SUPPLIED RECORDS →
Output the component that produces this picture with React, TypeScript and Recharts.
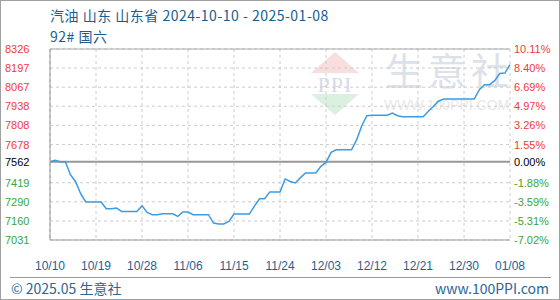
---
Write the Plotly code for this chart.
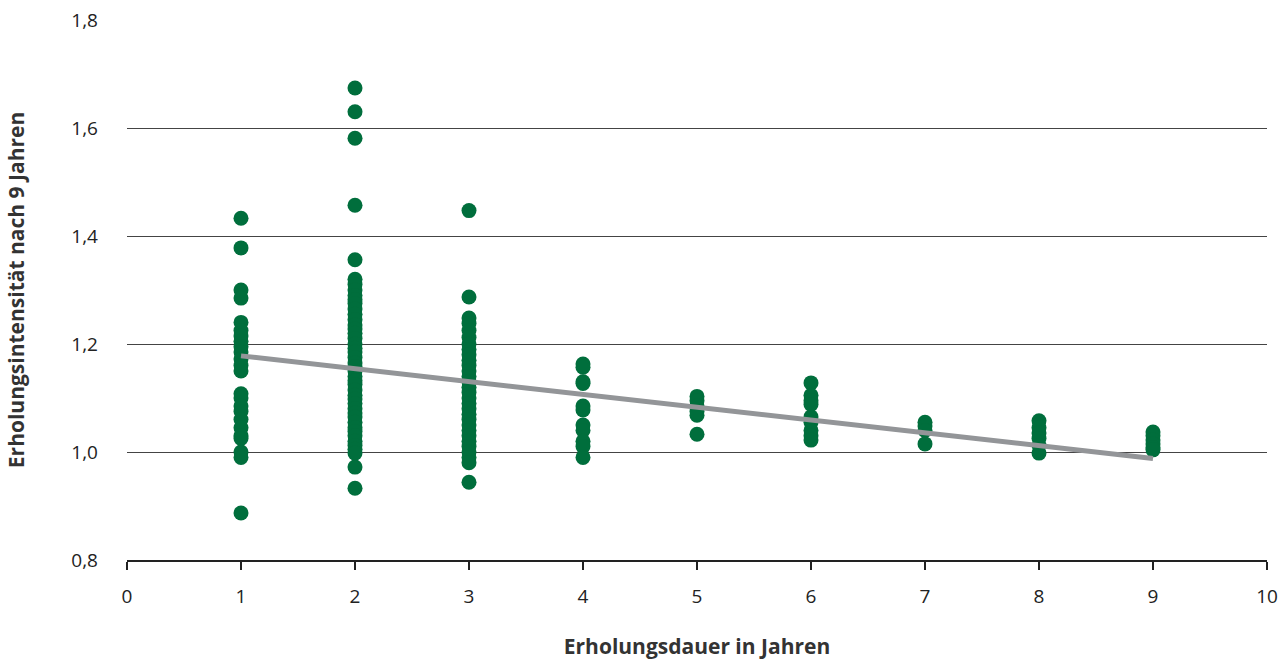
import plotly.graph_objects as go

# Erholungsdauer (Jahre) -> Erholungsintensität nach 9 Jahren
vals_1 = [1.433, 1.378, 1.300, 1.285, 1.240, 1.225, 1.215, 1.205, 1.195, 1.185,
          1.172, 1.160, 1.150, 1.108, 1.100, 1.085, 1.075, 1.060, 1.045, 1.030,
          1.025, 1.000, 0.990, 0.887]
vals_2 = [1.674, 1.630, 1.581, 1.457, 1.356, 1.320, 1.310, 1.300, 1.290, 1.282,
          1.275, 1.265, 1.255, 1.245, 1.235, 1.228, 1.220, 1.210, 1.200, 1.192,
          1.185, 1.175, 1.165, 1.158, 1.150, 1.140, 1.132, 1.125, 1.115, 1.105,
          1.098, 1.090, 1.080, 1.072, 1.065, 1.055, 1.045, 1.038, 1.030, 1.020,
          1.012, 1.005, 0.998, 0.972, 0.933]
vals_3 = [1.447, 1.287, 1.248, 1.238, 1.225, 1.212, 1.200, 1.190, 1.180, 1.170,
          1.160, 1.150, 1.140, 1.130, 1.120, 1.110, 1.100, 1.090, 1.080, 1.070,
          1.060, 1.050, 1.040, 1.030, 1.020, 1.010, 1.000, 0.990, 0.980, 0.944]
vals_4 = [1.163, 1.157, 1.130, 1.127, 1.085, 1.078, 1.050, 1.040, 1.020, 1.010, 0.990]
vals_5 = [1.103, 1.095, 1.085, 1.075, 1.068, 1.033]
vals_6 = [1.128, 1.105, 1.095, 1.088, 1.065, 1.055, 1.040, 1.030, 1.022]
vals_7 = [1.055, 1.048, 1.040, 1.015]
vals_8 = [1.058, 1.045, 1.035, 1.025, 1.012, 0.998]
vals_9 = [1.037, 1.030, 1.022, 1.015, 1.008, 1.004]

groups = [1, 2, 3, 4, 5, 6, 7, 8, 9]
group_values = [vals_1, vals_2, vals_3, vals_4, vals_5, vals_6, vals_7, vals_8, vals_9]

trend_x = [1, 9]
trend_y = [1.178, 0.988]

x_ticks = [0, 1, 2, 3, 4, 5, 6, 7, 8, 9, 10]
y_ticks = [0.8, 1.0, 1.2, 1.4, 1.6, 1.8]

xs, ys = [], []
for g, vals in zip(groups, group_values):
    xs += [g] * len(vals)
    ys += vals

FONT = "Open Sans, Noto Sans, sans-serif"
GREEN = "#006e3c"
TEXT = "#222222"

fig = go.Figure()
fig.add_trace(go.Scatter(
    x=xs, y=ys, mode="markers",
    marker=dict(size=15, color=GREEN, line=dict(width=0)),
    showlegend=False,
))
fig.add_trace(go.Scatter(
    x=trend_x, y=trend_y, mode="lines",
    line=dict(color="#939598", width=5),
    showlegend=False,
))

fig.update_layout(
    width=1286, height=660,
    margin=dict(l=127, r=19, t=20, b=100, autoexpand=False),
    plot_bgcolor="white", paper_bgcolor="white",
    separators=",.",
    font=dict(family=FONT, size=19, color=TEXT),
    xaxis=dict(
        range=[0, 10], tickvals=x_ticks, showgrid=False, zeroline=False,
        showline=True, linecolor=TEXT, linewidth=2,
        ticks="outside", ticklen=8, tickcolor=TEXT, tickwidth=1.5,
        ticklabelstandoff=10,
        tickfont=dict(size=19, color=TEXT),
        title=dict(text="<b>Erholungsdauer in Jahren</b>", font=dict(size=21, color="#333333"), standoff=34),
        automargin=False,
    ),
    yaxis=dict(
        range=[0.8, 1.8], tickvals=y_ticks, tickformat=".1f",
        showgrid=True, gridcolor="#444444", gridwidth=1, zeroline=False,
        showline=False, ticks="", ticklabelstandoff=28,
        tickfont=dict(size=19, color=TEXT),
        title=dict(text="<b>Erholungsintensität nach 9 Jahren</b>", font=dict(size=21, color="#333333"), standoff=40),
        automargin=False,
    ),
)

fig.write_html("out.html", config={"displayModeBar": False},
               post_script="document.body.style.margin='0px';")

WHAT IS BEING ASKED → Leaving out the pictures, extract the stretch from the line holding "Write the Plotly code for this chart." through the line holding "import plotly.graph_objects as go", word for word.

FULL ANSWER →
Write the Plotly code for this chart.
import plotly.graph_objects as go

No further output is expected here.